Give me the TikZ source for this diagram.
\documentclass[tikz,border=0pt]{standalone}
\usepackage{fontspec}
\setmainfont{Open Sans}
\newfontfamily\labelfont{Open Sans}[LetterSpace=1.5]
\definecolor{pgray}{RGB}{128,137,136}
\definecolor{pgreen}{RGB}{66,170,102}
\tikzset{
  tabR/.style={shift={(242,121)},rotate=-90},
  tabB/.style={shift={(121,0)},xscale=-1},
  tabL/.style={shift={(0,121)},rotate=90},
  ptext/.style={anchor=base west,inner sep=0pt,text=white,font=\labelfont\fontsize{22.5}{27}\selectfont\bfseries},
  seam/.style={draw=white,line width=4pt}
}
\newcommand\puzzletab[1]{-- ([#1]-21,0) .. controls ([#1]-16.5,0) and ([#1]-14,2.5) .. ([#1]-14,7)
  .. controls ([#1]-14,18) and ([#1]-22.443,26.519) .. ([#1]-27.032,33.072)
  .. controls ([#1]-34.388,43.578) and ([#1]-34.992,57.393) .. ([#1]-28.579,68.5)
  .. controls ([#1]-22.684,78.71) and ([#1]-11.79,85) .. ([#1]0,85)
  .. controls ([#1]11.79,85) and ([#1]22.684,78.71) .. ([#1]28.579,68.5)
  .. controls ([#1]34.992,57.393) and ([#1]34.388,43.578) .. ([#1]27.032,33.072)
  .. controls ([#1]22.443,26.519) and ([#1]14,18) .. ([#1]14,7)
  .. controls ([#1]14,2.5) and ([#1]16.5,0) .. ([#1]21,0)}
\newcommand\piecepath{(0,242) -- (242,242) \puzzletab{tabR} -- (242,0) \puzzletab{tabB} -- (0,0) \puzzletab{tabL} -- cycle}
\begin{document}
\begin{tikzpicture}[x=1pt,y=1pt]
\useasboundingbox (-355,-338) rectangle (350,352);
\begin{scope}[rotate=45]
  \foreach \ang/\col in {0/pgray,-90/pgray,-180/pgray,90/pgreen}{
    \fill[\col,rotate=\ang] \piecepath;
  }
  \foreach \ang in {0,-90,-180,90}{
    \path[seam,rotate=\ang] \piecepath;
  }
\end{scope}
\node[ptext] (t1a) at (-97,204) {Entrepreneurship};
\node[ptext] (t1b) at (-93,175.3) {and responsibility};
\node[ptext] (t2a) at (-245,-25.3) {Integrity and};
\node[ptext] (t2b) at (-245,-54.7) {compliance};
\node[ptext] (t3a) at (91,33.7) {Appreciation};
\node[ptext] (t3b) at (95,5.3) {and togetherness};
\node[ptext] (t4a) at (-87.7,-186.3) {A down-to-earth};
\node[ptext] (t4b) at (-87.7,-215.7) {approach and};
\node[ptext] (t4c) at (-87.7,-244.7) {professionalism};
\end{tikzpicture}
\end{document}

***

Goal of the exercise - Copy down the whole of the data above, matching it exactly.

Solution -
Give me the TikZ source for this diagram.
\documentclass[tikz,border=0pt]{standalone}
\usepackage{fontspec}
\setmainfont{Open Sans}
\newfontfamily\labelfont{Open Sans}[LetterSpace=1.5]
\definecolor{pgray}{RGB}{128,137,136}
\definecolor{pgreen}{RGB}{66,170,102}
\tikzset{
  tabR/.style={shift={(242,121)},rotate=-90},
  tabB/.style={shift={(121,0)},xscale=-1},
  tabL/.style={shift={(0,121)},rotate=90},
  ptext/.style={anchor=base west,inner sep=0pt,text=white,font=\labelfont\fontsize{22.5}{27}\selectfont\bfseries},
  seam/.style={draw=white,line width=4pt}
}
\newcommand\puzzletab[1]{-- ([#1]-21,0) .. controls ([#1]-16.5,0) and ([#1]-14,2.5) .. ([#1]-14,7)
  .. controls ([#1]-14,18) and ([#1]-22.443,26.519) .. ([#1]-27.032,33.072)
  .. controls ([#1]-34.388,43.578) and ([#1]-34.992,57.393) .. ([#1]-28.579,68.5)
  .. controls ([#1]-22.684,78.71) and ([#1]-11.79,85) .. ([#1]0,85)
  .. controls ([#1]11.79,85) and ([#1]22.684,78.71) .. ([#1]28.579,68.5)
  .. controls ([#1]34.992,57.393) and ([#1]34.388,43.578) .. ([#1]27.032,33.072)
  .. controls ([#1]22.443,26.519) and ([#1]14,18) .. ([#1]14,7)
  .. controls ([#1]14,2.5) and ([#1]16.5,0) .. ([#1]21,0)}
\newcommand\piecepath{(0,242) -- (242,242) \puzzletab{tabR} -- (242,0) \puzzletab{tabB} -- (0,0) \puzzletab{tabL} -- cycle}
\begin{document}
\begin{tikzpicture}[x=1pt,y=1pt]
\useasboundingbox (-355,-338) rectangle (350,352);
\begin{scope}[rotate=45]
  \foreach \ang/\col in {0/pgray,-90/pgray,-180/pgray,90/pgreen}{
    \fill[\col,rotate=\ang] \piecepath;
  }
  \foreach \ang in {0,-90,-180,90}{
    \path[seam,rotate=\ang] \piecepath;
  }
\end{scope}
\node[ptext] (t1a) at (-97,204) {Entrepreneurship};
\node[ptext] (t1b) at (-93,175.3) {and responsibility};
\node[ptext] (t2a) at (-245,-25.3) {Integrity and};
\node[ptext] (t2b) at (-245,-54.7) {compliance};
\node[ptext] (t3a) at (91,33.7) {Appreciation};
\node[ptext] (t3b) at (95,5.3) {and togetherness};
\node[ptext] (t4a) at (-87.7,-186.3) {A down-to-earth};
\node[ptext] (t4b) at (-87.7,-215.7) {approach and};
\node[ptext] (t4c) at (-87.7,-244.7) {professionalism};
\end{tikzpicture}
\end{document}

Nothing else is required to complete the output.